Policy Experts Agree: The U.S. System for Financing Long-Term Care is Crumbling
According to Forbes.com: "America’s system for financing long-term care is failing, and the window for creating a payment system that works is rapidly closing. That was the conclusion of a morning-long expert session sponsored last week by the SCAN Foundation.
While the participants differed on specific solutions, most agreed on four key issues:
- The existing system for funding paid long-term supports and services is built on a wobbly three-legged stool: low private savings, an underfunded Medicaid program, and a hobbled private long-term care insurance market.
- The solution must include an affordable way for Americans to prefund their long-term care costs. This could include tapping financial assets or home equity, or buying insurance (either government, private, or some combination of both). Low-income people would require some form of safety net protection.
- Any future system should finance high-quality long-term supports and services that are well-integrated with medical care.
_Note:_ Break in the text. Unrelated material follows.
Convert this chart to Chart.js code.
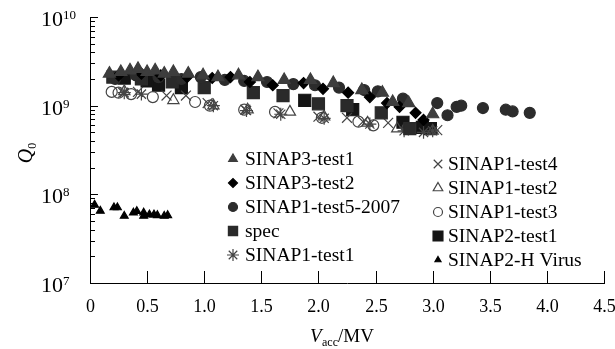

This is especially important since recipients of care services suffer from chronic disease or injury that often requires complex medical interventions.
- There is currently no political consensus on how to do any of this."
To view the full article, go to: http://www.forbes.com/sites/howardgleckman/2013/03/27/policy-experts-agree-the-u-s-system-for-financing-long-term-care-is-crumbling/
The "three-legged stool" analogy mentioned above ignores a forth option: Asset Protection Planning.
If you do not have enough money to pay for long term care, and if you cannot afford or qualify for long term care insurance, then protecting the assets you do have from long term care expenses may be your best plan.